US, China exchange war of words over climate

Copenhagen: Nations attending the United Nations climate talks in Copenhagen on Wednesday reinforced their positions on emission reductions, as negotiations on a new global climate deal entered their third day.

The United States and China exchanged arguments at the talks, underscoring the abiding suspicion between the world's two largest carbon polluters about the sincerity of their pledges to control emissions.

US chief negotiator Todd Stern urged China to stand behind its promise to slow the growth of the country's carbon output and make the declaration part of an international climate change agreement.

China rejected that demand, and renewed its criticism of the US for failing to meet its 17-year-old commitment to provide financial aid to developing countries and to reduce emissions of carbon dioxide and other gases warming the Earth.

"What they should do is some deep soul-searching," said Yu Qingtai, China's chief climate negotiator.

Stern said the problem of emissions could not be surmounted without "significant action" by China.

"The country whose emissions are going up dramatically, really dramatically, is China and that's the reason that we can't have an agreement that doesn't have a real commitment by China," Stern told reporters.

Yu said his nation would seek binding pollution targets for developed countries but reject similar requirements for itself at the summit.

He said it would be unfair for all countries to be required to combat global warming since most of the environmental damage had been caused by developed nations during their industrialisation over the past 100 to 200 years.

The remarks during separate news conferences reflected the heavy lifting that remains in the 10 days before 110 heads of state and government conclude the summit, which aims to create a political framework for a treaty next year to succeed the 1997 Kyoto Protocol.

US President Barack Obama helped break the ice in the troubled negotiations last month, saying he would deliver a pledge at Copenhagen to reduce US greenhouse gas emissions by around 17 percent from 2005 levels by 2020.

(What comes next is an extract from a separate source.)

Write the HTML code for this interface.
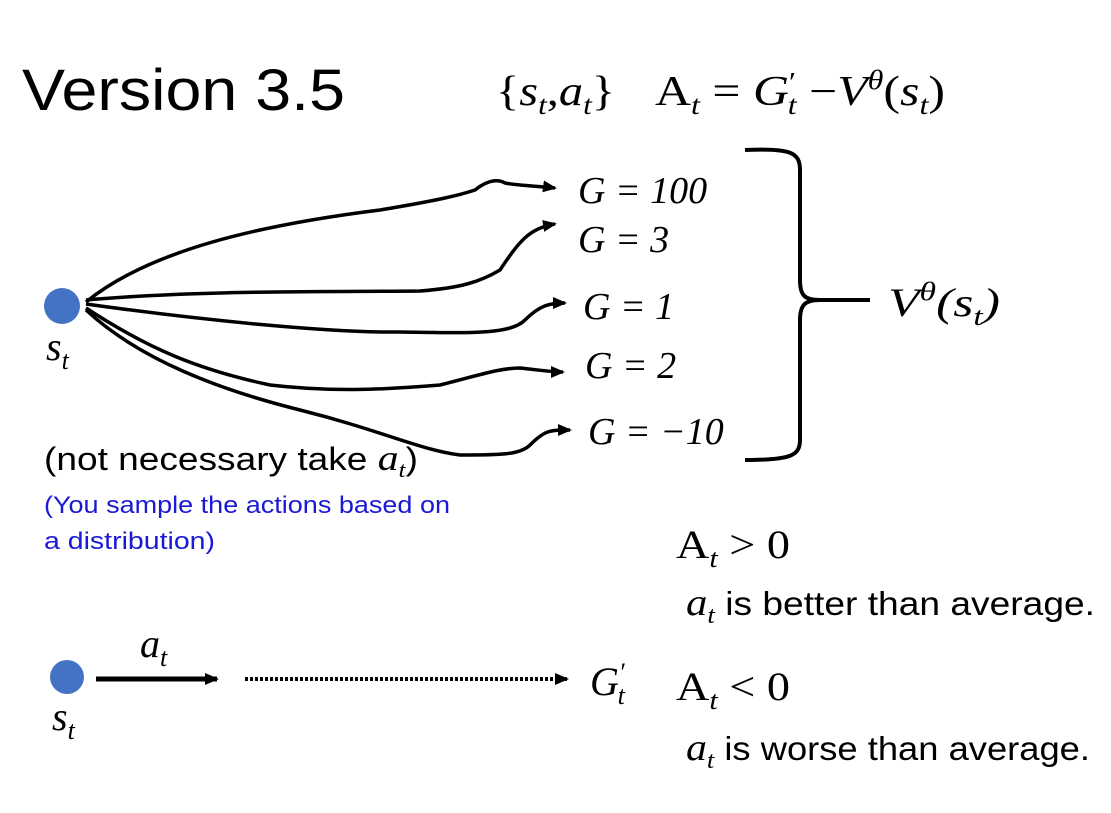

It will be the first time the US has committed to a reduction target.

China responded a day later, announcing it would voluntarily reduce the carbon intensity of its industry by up to 45 percent, meaning its emissions would continue to grow but at a rate lower than the economy.

Stern said China's announcement boosted optimism before the conference, but didn't go far enough.

The Chinese delegate accused the Americans and other wealthy countries of insincerity when they signed the 1992 climate convention promising voluntary carbon reductions.

The convention was amended five years later in Kyoto, making reductions mandatory for most industrial countries.

The United States rejected the protocol because it did not include China or India.

Meanwhile Brazil, another major developing country, said in its first news briefing at the conference that its main hope for Copenhagen was for a strong and binding agreement.

"Brazil wants and has as a goal to leave Copenhagen with an agreement that is robust enough, strong enough, that is good for the climate, so that it can be a legally binding agreement," Brazil's lead climate negotiator Luiz Alberto Figueiredo Machado said.

"We are not interested in a weak and bad climate agreement becoming legally binding."

At a separate event, a Kankanaey-Igorot indigenous activist from Bolivia performed a special ceremony during a presentation by indigenous Bolivians of a proposal for a declaration of rights for Mother Earth.

The event called for what the group called a revision of the capitalist system to save the planet.

"It's time for us to decide whether we want to continue with a system of capitalism that destroys our Mother Earth or whether we should change the model of capitalism to defend life," spokesperson Rafael Quispe Flores said.